While popular notions tend to depict decipherment as flashes of brilliance, in reality the process is scientific and methodical, slow and tedious, building on small but incremental successes. Also, even though many famous decipherments are credited to an individual epigraphers, such as Jean-François Champollion with Egyptian Hieroglyphs, or Michael Ventris with Linear B, in truth deciphering ancient writing systems is a collaborative effort between many people, the work of one becoming the foundation of another's breakthrough.
The Process
Before decipherment can even begin, it is very important that the corpus, or the set of available texts in the writing system, be as large as possible. The presence of more texts not only give researchers more signs and words to work with, but also can provide good test cases to existing decipherment. In addition, longer texts are also much more useful as shorter texts tend to be more repetitive in nature (imagine how little phrases such as "Made in ..." will tell you about English). Long texts are also more likely to contain complex sentence structures.
The next step
A catalog of all signs in the system. Imagine the grief if a sign is called "that double-squiggly line with three dots" rather than "sign #385". Moreoever, knowing the total number of signs helps with determining what kind of writing systems one is dealing with. About 40 or less, you got an alphabet. Between 50 and 100, you probably have a syllabary. Any more, you probably got yourself a logographic or mixed logosyllabic
system.
A working theory of the underlying language represented by the writing system. You can't write a non-existing language. A writing system always represents a language, even if the degree of complete representation can range widely.

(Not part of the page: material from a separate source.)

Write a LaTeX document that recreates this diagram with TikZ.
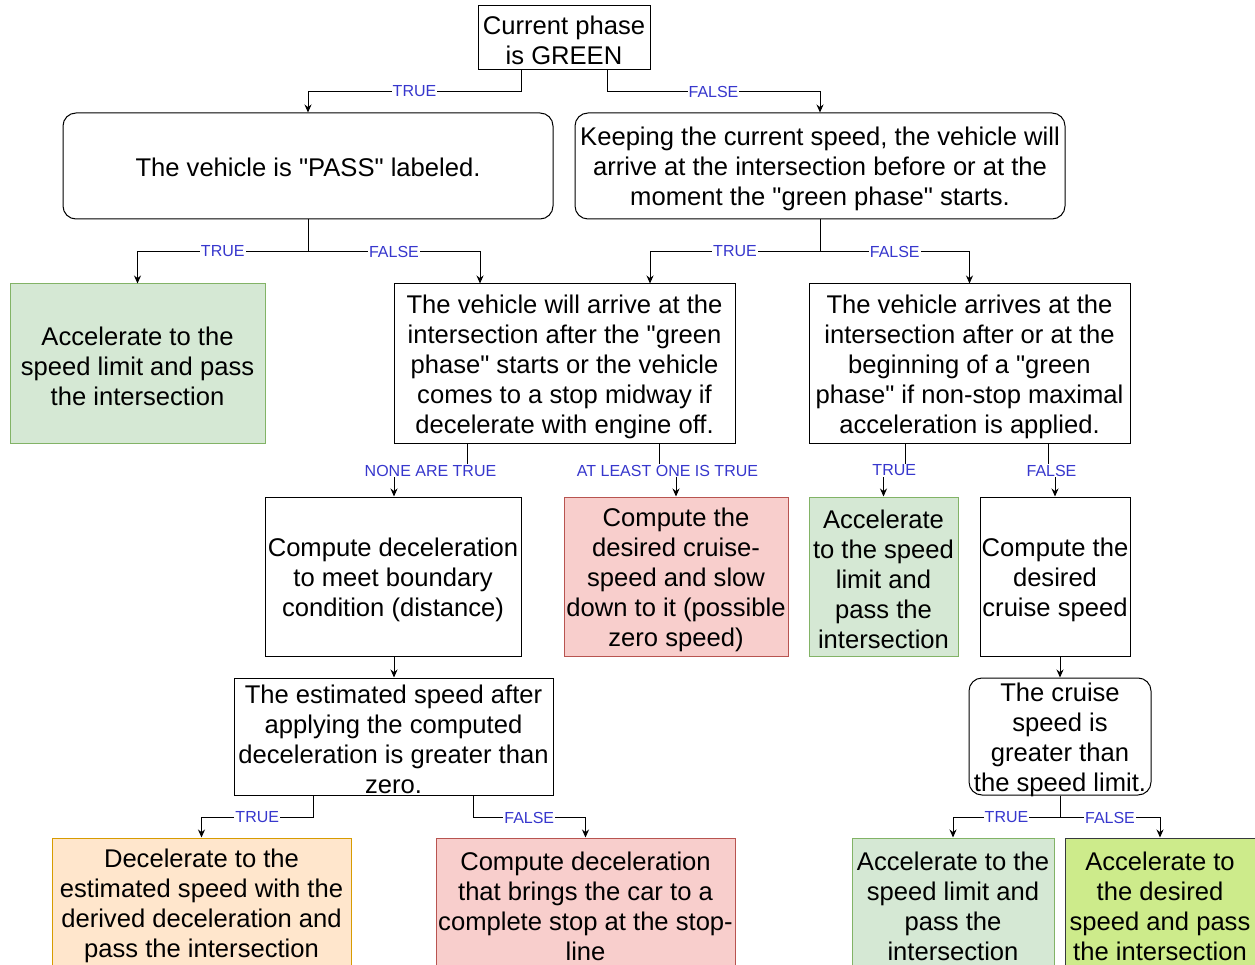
\documentclass[tikz,border=0pt]{standalone}
\usepackage{fontspec}
\setmainfont{Liberation Sans}[Ligatures=TeXOff]
\usetikzlibrary{arrows.meta}
\definecolor{gfill}{HTML}{D5E8D4}\definecolor{gdraw}{HTML}{82B366}
\definecolor{rfill}{HTML}{F8CECC}\definecolor{rdraw}{HTML}{B85450}
\definecolor{ofill}{HTML}{FFE6CC}\definecolor{odraw}{HTML}{D79B00}
\definecolor{lfill}{HTML}{CDEB8B}\definecolor{ldraw}{HTML}{36393D}
\definecolor{lblue}{RGB}{55,55,205}
\tikzset{
  box/.style={draw=black, line width=1pt, fill=white, inner sep=0pt},
  boxtext/.style={align=center, inner sep=0pt, font=\fontsize{25.6}{30}\selectfont},
  rbox/.style={box, rounded corners=13pt},
  greenbox/.style={box, fill=gfill, draw=gdraw},
  redbox/.style={box, fill=rfill, draw=rdraw},
  orangebox/.style={box, fill=ofill, draw=odraw},
  limebox/.style={box, fill=lfill, draw=ldraw},
  arr/.style={draw=black, line width=1pt, -{Stealth[length=8pt,width=7pt]}},
  lbl/.style={fill=white, text=lblue, inner sep=1pt, font=\fontsize{16}{18}\selectfont},
}
\newcommand{\mknode}[5][-3pt]{\node[#2, label={[boxtext, yshift=#1]center:{#5}}] (#3) at #4 {};}
\begin{document}
\begin{tikzpicture}[x=1pt,y=-1pt]
\useasboundingbox (0,0) rectangle (1255,965);
\clip (0,0) rectangle (1255,965);
\fill[white] (0,0) rectangle (1255,965);

\mknode[-2pt]{box, minimum width=172pt, minimum height=64pt}{b1}{(564,38)}{Current phase\\is GREEN}
\mknode[-1pt]{rbox, minimum width=490pt, minimum height=106pt}{b2}{(308,166)}{The vehicle is "PASS" labeled.}
\mknode{rbox, minimum width=490pt, minimum height=106pt}{b3}{(820,166)}{Keeping the current speed, the vehicle will\\arrive at the intersection before or at the\\moment the "green phase" starts.}
\mknode{greenbox, minimum width=255pt, minimum height=159pt}{b4}{(137.5,363.5)}{Accelerate to the\\speed limit and pass\\the intersection}
\mknode{box, minimum width=341pt, minimum height=159pt}{b5}{(564.5,363.5)}{The vehicle will arrive at the\\intersection after the "green\\phase" starts or the vehicle\\comes to a stop midway if\\decelerate with engine off.}
\mknode{box, minimum width=321pt, minimum height=159pt}{b6}{(969.5,363.5)}{The vehicle arrives at the\\intersection after or at the\\beginning of a "green\\phase" if non-stop maximal\\acceleration is applied.}
\mknode{box, minimum width=256pt, minimum height=159pt}{b7}{(393,576.5)}{Compute deceleration\\to meet boundary\\condition (distance)}
\mknode{redbox, minimum width=224pt, minimum height=159pt}{b8}{(676,576.5)}{Compute the\\desired cruise-\\speed and slow\\down to it (possible\\zero speed)}
\mknode{greenbox, minimum width=149pt, minimum height=159pt}{b9}{(883.5,576.5)}{Accelerate\\to the speed\\limit and\\pass the\\intersection}
\mknode{box, minimum width=150pt, minimum height=159pt}{b10}{(1055,576.5)}{Compute the\\desired\\cruise speed}
\mknode{box, minimum width=319pt, minimum height=117pt}{b11}{(393.5,736.5)}{The estimated speed after\\applying the computed\\deceleration is greater than\\zero.}
\mknode{rbox, minimum width=182pt, minimum height=117pt}{b12}{(1060,736.5)}{The cruise\\speed is\\greater than\\the speed limit.}
\mknode{orangebox, minimum width=299pt, minimum height=130pt}{b13}{(201.5,903)}{Decelerate to the\\estimated speed with the\\derived deceleration and\\pass the intersection}
\mknode{redbox, minimum width=299pt, minimum height=130pt}{b14}{(585.5,903)}{Compute deceleration\\that brings the car to a\\complete stop at the stop-\\line}
\mknode{greenbox, minimum width=202pt, minimum height=130pt}{b15}{(953,903)}{Accelerate to the\\speed limit and\\pass the\\intersection}
\mknode{limebox, minimum width=190pt, minimum height=130pt}{b16}{(1160,903)}{Accelerate to\\the desired\\speed and pass\\the intersection}

\draw[arr] ([xshift=-43pt]b1.south) -- ++(0,21) -| node[lbl,pos=0.25]{TRUE} (b2.north);
\draw[arr] ([xshift=43pt]b1.south) -- ++(0,21) -| node[lbl,pos=0.25]{FALSE} (b3.north);
\draw[arr] (b2.south) -- ++(0,32) -| node[lbl,pos=0.25]{TRUE} (b4.north);
\draw[arr] (b2.south) -- ++(0,32) -| node[lbl,pos=0.25]{FALSE} ([xshift=-84.5pt]b5.north);
\draw[arr] (b3.south) -- ++(0,32) -| node[lbl,pos=0.25]{TRUE} ([xshift=85.5pt]b5.north);
\draw[arr] (b3.south) -- ++(0,32) -| node[lbl,pos=0.25]{FALSE} (b6.north);
\draw[arr] ([xshift=-97.5pt]b5.south) -- ++(0,27) -| node[lbl,pos=0.25]{NONE ARE TRUE} ([xshift=1pt]b7.north);
\draw[arr] ([xshift=94.5pt]b5.south) -- ++(0,27) -| node[lbl,pos=0.25]{AT LEAST ONE IS TRUE} (b8.north);
\draw[arr] ([xshift=-64.5pt]b6.south) -- ++(0,27) -| node[lbl,pos=0.25]{TRUE} (b9.north);
\draw[arr] ([xshift=78.5pt]b6.south) -- ++(0,27) -| node[lbl,pos=0.25]{FALSE} (b10.north);
\draw[arr] ([xshift=1pt]b7.south) -- ([xshift=0.5pt]b11.north);
\draw[arr] ([xshift=5pt]b10.south) -- (b12.north);
\draw[arr] ([xshift=-80.5pt]b11.south) -- ++(0,22) -| node[lbl,pos=0.25]{TRUE} (b13.north);
\draw[arr] ([xshift=79.5pt]b11.south) -- ++(0,22) -| node[lbl,pos=0.25]{FALSE} (b14.north);
\draw[arr] (b12.south) -- ++(0,22) -| node[lbl,pos=0.25]{TRUE} (b15.north);
\draw[arr] (b12.south) -- ++(0,22) -| node[lbl,pos=0.25]{FALSE} (b16.north);
\end{tikzpicture}
\end{document}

In addition, the pace of decipherment can be sped up considerable by the existence of bilingual texts where one text is written in the undeciphered system and the other in a known and understood script. The most famous of these is the "Rosetta Stone", which enabled the decipherment of demotic and hieroglyphic Egyptian. In fact, often without a working knowledge of the underlying language, bilingual texts can allow linguists to reconstruct the language.
Of course, not all these prerequisites might be available. Often the corpus size is too small and there is no working theory about the underlying language. For example, just 15 years ago, the Epi-Olmec script was completely undecipherable because the corpus was too small, even though there was a guess onto what the language was. Another example is Etruscan, whose written system can be read because it is fairly similar to the Greek alphabet, but the underlying language is unknown and unrelated to any other languages in the world, and therefore the texts cannot be understood.